The college I raced for closed and the US Ski Team coaches wanted me to cut my hair and leave my girlfriend behind on the racing circuit. So I chose climbing!
In the 80s you became fascinated by alpine-style climbing in the Himalayas. What was your motivation?
I started to form an idea of a progression of climbs that would lead up to doing some of the harder and more beautiful routes on the highest peaks. The motivation was simple: the climbs I got most from were those where I pushed my self; climbs that are at or slightly beyond my limit so I have to rise to the occasion. Otherwise they were just another climb. Some of the most satisfying were the free ascent of a 2,000-foot pillar on 18,500-foot Puscanturpa Norte and free climbing the Trango Tower in Pakistan.
Is it fair to say that your first ascent of the Metanoia route on the Eiger's North Face seems to represent a career high at what was an all-time personal low?
I read Heinrich Harrer's book The White Spider when I was a boy and in February 1991 wanted to climb the North Face in a style that honoured its pioneers. I was going through a divorce and I wanted to stack the deck against myself: go alone, in winter, without bolts, and try the hardest unclimbed route I could find on the highest part of the wall.
Why did you call your new Eiger route Metanoia - a Greek term for 'spiritual conversion'?
Because that is what I had, high on the Eiger's North Face, trapped by a storm in a tiny hermit cave. I'd been on small rations for days. Shivering in waves, I stared at a picture of my two-year-old daughter Sonja, feeling remorse for the mess I'd made of my marriage and the sense of abandonment that she would face. My awareness detached itself from my body and I could focus on any place or time and instantly be there. The clarity of sight, hearing and consciousness was like nothing I'd ever known. I experienced a fundamental change of thinking and an opening of my heart - a Metanoia. Suddenly my path was clear, so I completed the final 1,000 foot of the face and let a helicopter take me down without climbing the relatively simple 300 foot to the summit.
With this debilitating illness does adventure still have meaning for you?
Absolutely. Adventure is about not knowing the outcome and requiring the best of me to engage with the experience. Every day now is an adventure. On a deep level my life is so interesting and worthwhile. Again, something I learned from climbing is that it doesn't have to only be fun to be worthwhile and rewarding.
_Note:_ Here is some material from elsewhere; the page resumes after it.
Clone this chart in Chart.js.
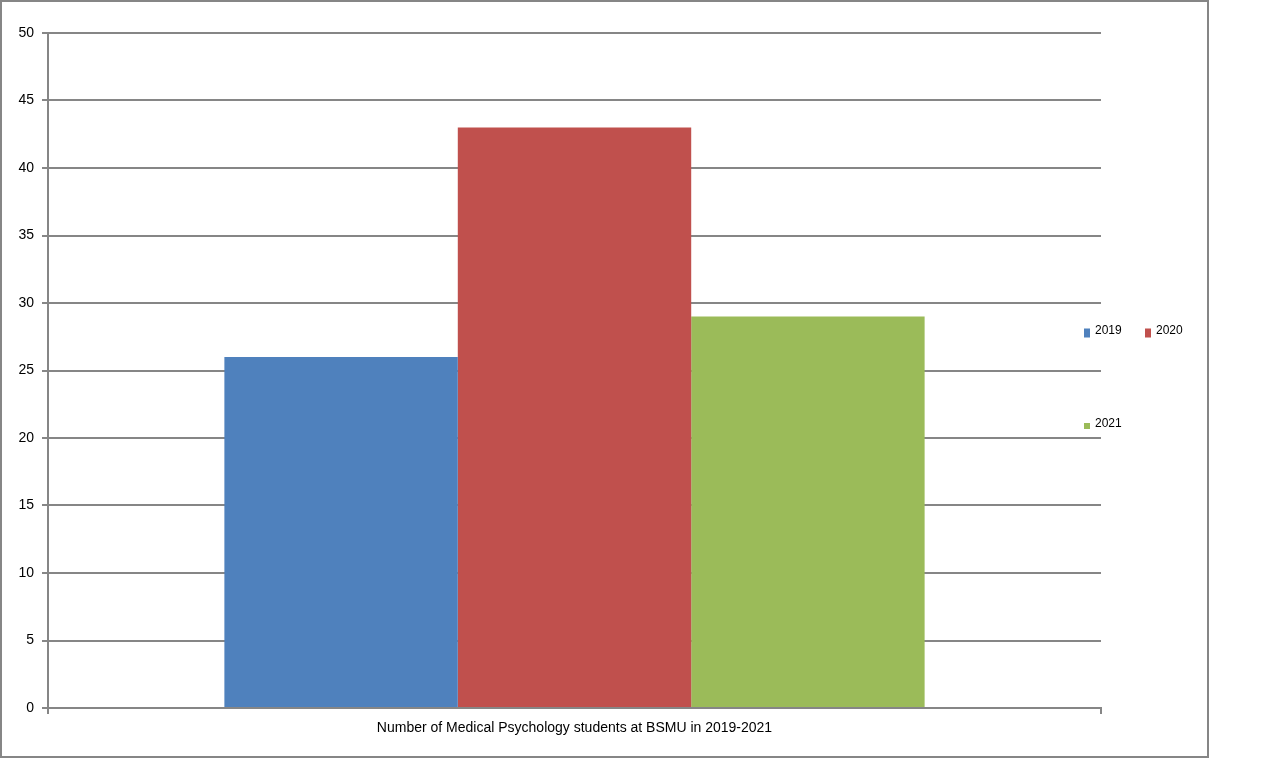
<!DOCTYPE html>
<html lang="en">
<head>
  <meta charset="UTF-8">
  <script src="https://cdn.jsdelivr.net/npm/chart.js@4/dist/chart.umd.min.js"></script>
  <title>Medical Psychology students</title>
  <style>
    body { margin: 0; background: #fff; }
    #box { width: 1280px; height: 781px; }
  </style>
</head>
<body>
  <div id="box"><canvas id="myChart" width="1280" height="781"></canvas></div>
  <script>
    // chart data
    const categories = ['Number of Medical Psychology students at BSMU in 2019-2021'];
    const years = ['2019', '2020', '2021'];
    const students = [26, 43, 29];
    const yearColors = ['#4F81BD', '#C0504D', '#9BBB59'];
    const yTicks = [0, 5, 10, 15, 20, 25, 30, 35, 40, 45, 50];

    const gray = '#868686';
    const font = 'Liberation Sans';

    // outer frame of the chart
    const framePlugin = {
      id: 'frame',
      beforeDraw(chart) {
        const ctx = chart.ctx;
        ctx.save();
        ctx.fillStyle = '#fff';
        ctx.fillRect(0, 0, chart.width, chart.height);
        ctx.strokeStyle = gray;
        ctx.lineWidth = 2;
        ctx.strokeRect(1, 1, 1207, 756);
        ctx.restore();
      }
    };

    // legend laid out like the original: two on first row, third lower
    const legendPlugin = {
      id: 'sideLegend',
      afterDraw(chart) {
        const ctx = chart.ctx;
        const spots = [[1084, 331, 9], [1145, 331, 9], [1084, 424, 6]];
        ctx.save();
        ctx.font = '12px "' + font + '"';
        ctx.textBaseline = 'middle';
        ctx.fillStyle = '#000';
        chart.data.datasets.forEach((ds, i) => {
          const [x, y, h] = spots[i];
          ctx.fillStyle = ds.backgroundColor;
          ctx.fillRect(x, y - h / 2 + 2, 6, h);
          ctx.fillStyle = '#000';
          ctx.fillText(ds.label, x + 11, y);
        });
        ctx.restore();
      }
    };

    const ctx = document.getElementById('myChart').getContext('2d');
    const myChart = new Chart(ctx, {
      type: 'bar',
      data: {
        labels: categories,
        datasets: years.map((y, i) => ({
          label: y,
          data: [students[i]],
          backgroundColor: yearColors[i],
          borderWidth: 0,
          barPercentage: 1,
          categoryPercentage: 0.665
        }))
      },
      options: {
        responsive: false,
        animation: false,
        layout: { padding: { left: 0, top: 33, right: 179, bottom: 33 } },
        plugins: {
          legend: { display: false },
          tooltip: { enabled: false }
        },
        scales: {
          x: {
            afterFit: s => { s.height = 40; },
            grid: { drawOnChartArea: false, drawTicks: true, tickLength: 6, color: gray, lineWidth: 2 },
            border: { display: true, color: gray, width: 2 },
            ticks: { color: '#000', padding: 6, font: { family: font, size: 14 } }
          },
          y: {
            min: 0,
            max: 50,
            afterFit: s => { s.width = 48; },
            afterBuildTicks: s => { s.ticks = yTicks.map(v => ({ value: v })); },
            grid: { color: gray, lineWidth: 2, tickLength: 6 },
            border: { display: true, color: gray, width: 2 },
            ticks: { color: '#000', padding: 8, font: { family: font, size: 14 } }
          }
        }
      },
      plugins: [framePlugin, legendPlugin]
    });
  </script>
</body>
</html>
Lowe Alpine is 50 years old in 2017.
Jeff Lowe timeline
1950 Born 4th of 8 children in Ogden, Utah, USA to ex-RAF pilot turned lawyer Ralph and dancer Elgene.
1958 Youngest person to climb Grand Teton (aged 7), with father Ralph, his brothers Mike and Greg - the latter founding Lowe Alpine 10 years later.
1964 First solo bivouac and overnighter to climb new route up Mt Ogden, aged 14.
1969 Moves to Colorado, where his brother Greg soon joins him. Both Jeff and Mike Lowe join the company Lowe Alpine Systems in the early 70s.
1974 Pioneering European ice climbing techniques in the US, Jeff makes the first ascent of Bridalveil Falls, Colorado with Mike Weiss.
1976 Opens International Climbing School in El Dorado Canyon, near Boulder, Colorado.
1978 Climbs highest route to date on Pakistan's Latok 1 with Michael Kennedy and George Lowe.
1979 Joins father Ralph and brother Greg on Ama Dablam expedition in the Himalaya, where he climbs first solo first ascent of a major Himalayan route.
1981 Climbs Everest cementing his preference for solo or two-man alpine style climbing over mountain 'assaults'.
1989 Climbs Nameless Tower of Trango, Pakistan with Catherine Destivelle.
1994 Starts up the Ouray Ice Festival with second wife Teri Ebel.
2000 Jeff experiences first debilitating symptoms of a neurodegenerative disease.
2013 inducted into the Mountaineering Hall of Excellence at the Bradford Washburn Museum in Golden, Colorado
2014 Collaborates in the award-winning biographical documentary Jeff Lowe's Metanoia about his climbing, his life, the phenomenal Metanoia climb itself and living with a neurodegenerative disease.